Uh-oh! Terrible news for Hillary in new poll
How long will it take for Democrats to realize that Hillary Clinton is terrible candidate who will lead them to disaster in 2016? That is the key question that most of them are unable to face as the former first lady and disastrous secretary of state rides momentum (and her potential opponents’ fear of her retribution) toward the nomination. Once she is nominated in late July, 2016, they will be stuck with her, an act of God being the only out. So they have a year to think it over.
I will leave aside her terrible track record, her inability to speak extemporaneously without committing gaffes, her unappealing screech when excited, her inner arrogance and anger, and the ethical compromises as SecState that led her to destroy the email evidence that could have either exonerated or convicted her. What is of concern here is some terrible polling results over something she can do nothing about.
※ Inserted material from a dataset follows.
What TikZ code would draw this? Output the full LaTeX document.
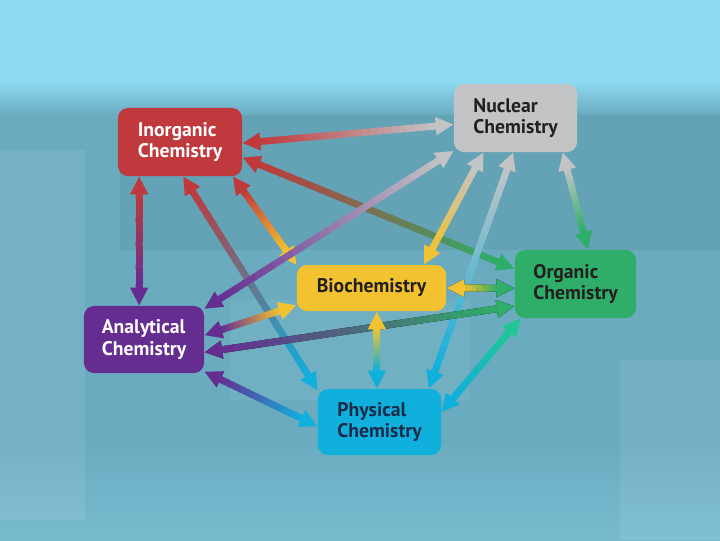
\documentclass[tikz,border=0pt]{standalone}
\usepackage{fontspec}
\setmainfont{PT Sans}
\usepackage{tikz}
\usetikzlibrary{arrows.meta,calc}

\definecolor{inorgred}{HTML}{C0393C}
\definecolor{nucgray}{HTML}{C3C4C6}
\definecolor{orggreen}{HTML}{2EAE68}
\definecolor{bioyellow}{HTML}{F2C230}
\definecolor{anapurple}{HTML}{662D91}
\definecolor{physcyan}{HTML}{0FB0DC}
\definecolor{inktext}{HTML}{231F20}
\definecolor{physink}{HTML}{1C2B4A}
\definecolor{skytop}{HTML}{8EDCF3}
\definecolor{skymid}{HTML}{6AABC0}
\definecolor{skylow}{HTML}{78BBCF}

\tikzset{
  field/.style={rounded corners=0.25cm, inner sep=0pt, align=left,
    font=\bfseries\fontsize{14}{15.5}\selectfont},
  link/.style={line width=0.17cm, line cap=butt},
  linktip/.style={line width=0.17cm, draw=#1,
    -{Triangle[length=0.45cm,width=0.42cm]}},
}

% two-headed arrow whose colour runs from #3 (at #1) to #4 (at #2)
\newcommand{\gradlink}[4]{%
  \coordinate (ls) at (#1);
  \coordinate (le) at (#2);
  \draw[linktip=#3] ($(ls)!0.5cm!(le)$) -- (ls);
  \draw[linktip=#4] ($(le)!0.5cm!(ls)$) -- (le);
  \coordinate (lp) at ($(ls)!0.44cm!(le)$);
  \coordinate (lq) at ($(le)!0.44cm!(ls)$);
  \foreach \i in {0,...,23}{
    \pgfmathtruncatemacro\pc{100-(\i+0.5)*100/24}
    \pgfmathsetmacro\ta{\i/24}
    \pgfmathsetmacro\tb{min(1,(\i+1.3)/24)}
    \draw[link, color=#3!\pc!#4] ($(lp)!\ta!(lq)$) -- ($(lp)!\tb!(lq)$);
  }}

% black edge under a link
\newcommand{\darklink}[2]{%
  \draw[line width=0.17cm, {Triangle[length=0.45cm,width=0.42cm]}-{Triangle[length=0.45cm,width=0.42cm]}, yshift=-0.07cm] (#1) -- (#2);}

\begin{document}
\begin{tikzpicture}[x=0.025cm,y=-0.025cm]
    % Background
    \fill[skymid] (0,0) rectangle (720,540);
    \fill[skytop] (0,0) rectangle (720,80);
    \shade[top color=skytop, bottom color=skymid] (0,80) rectangle (720,115);
    \shade[top color=skymid, bottom color=skylow] (0,440) rectangle (720,540);
    \fill[white, opacity=0.08] (0,150) rectangle (85,520);
    \fill[black, opacity=0.05] (120,115) rectangle (720,250);
    \fill[white, opacity=0.05] (230,300) rectangle (470,400);
    \fill[white, opacity=0.07] (620,360) rectangle (720,540);
    \useasboundingbox (0,0) rectangle (720,540);

    % Fields
    \node[field, fill=inorgred, text=white, minimum width=3.1cm, minimum height=1.7cm]
      (inorg) at (180,142) {Inorganic\\Chemistry};
    \node[field, fill=nucgray, text=inktext, minimum width=3.075cm, minimum height=1.7cm]
      (nuclear) at (515.5,118) {Nuclear\\Chemistry};
    \node[field, fill=orggreen, text=inktext, minimum width=3.025cm, minimum height=1.7cm]
      (organic) at (575.5,284) {Organic\\Chemistry};
    \node[field, fill=bioyellow, text=inktext, minimum width=3.725cm, minimum height=1.15cm]
      (biochem) at (371.5,288) {Biochemistry};
    \node[field, fill=anapurple, text=white, minimum width=3cm, minimum height=1.675cm]
      (analyt) at (144,339.5) {Analytical\\Chemistry};
    \node[field, fill=physcyan, text=physink, minimum width=3.075cm, minimum height=1.65cm]
      (phys) at (379.5,422) {Physical\\Chemistry};

    % From Inorganic
    \gradlink{inorg.-1}{nuclear.186}{inorgred}{nucgray}
    \gradlink{inorg.-14}{organic.166}{inorgred}{orggreen}
    \gradlink{inorg.-140}{inorg.-140 |- analyt.north}{inorgred}{anapurple}
    \gradlink{inorg.-85}{phys.153}{inorgred}{physcyan}
    \gradlink{inorg.-33}{biochem.163}{inorgred}{bioyellow}

    % From Nuclear
    \gradlink{nuclear.-152}{analyt.27}{nucgray}{anapurple}
    \gradlink{nuclear.-133}{biochem.24}{nucgray}{bioyellow}
    \gradlink{nuclear.-94}{phys.34}{nucgray}{physcyan}
    \gradlink{nuclear.-36}{organic.70}{nucgray}{orggreen}

    % From Organic
    \darklink{organic.184}{biochem.0}
    \gradlink{organic.184}{biochem.0}{orggreen}{bioyellow}
    \darklink{organic.-160}{analyt.-12}
    \gradlink{organic.-160}{analyt.-12}{orggreen}{anapurple}
    \gradlink{organic.-148}{phys.9}{orggreen!70!cyan}{physcyan}

    % The rest
    \gradlink{biochem.-167}{analyt.4}{bioyellow}{anapurple}
    \gradlink{biochem.-77}{biochem.-77 |- phys.north}{bioyellow}{physcyan}
    \gradlink{analyt.-28}{phys.184}{anapurple}{physcyan}
\end{tikzpicture}
\end{document}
Jennifer Harper reports in the Washington Times:
…there’s a YouGov poll revealing what age Americans actually prefer. Less than 1 percent look to anyone over 70. And the rest of the numbers: 8 percent prefer a candidate from 60-69 years old, 9 percent want someone under 40, 38 percent preferred a candidate between 40 and 49 and 44 percent went for the 50-59 set.
Analyst William Jordan did the basic math here and reports that, essentially, 92 percent of the nation would like somebody under 60 on the ballot.
I am on the far side of the age 60 divide, so have no particular desire to see the wisdom that comes with age dismissed by popular opinion. But when it comes to politics, it is pretty clear that the federal government keeps repeating failures, and so new approaches are needed. There is a definite weariness among Americans, an ennui over the failed promises of the past. And nothing says the past like Hillary, who entered the White House as first lady a quarter of a century ago as “co-president” (until unfavorable polling told the Clinton War Room” to drop the phrase).
Hillary can try to ditch her husband’s (and her own expressed) immigration policies, but without her marriage, who would even think of her as a potential candidate, much less a lock-in for the nomination?
Face it: Hillary is old, old, old, the candidate of the last millennium. Face lifts, baggy clothes, and her own insistence that being a granny matters somehow, will not change that perception. And 92 percent of Americans want something different.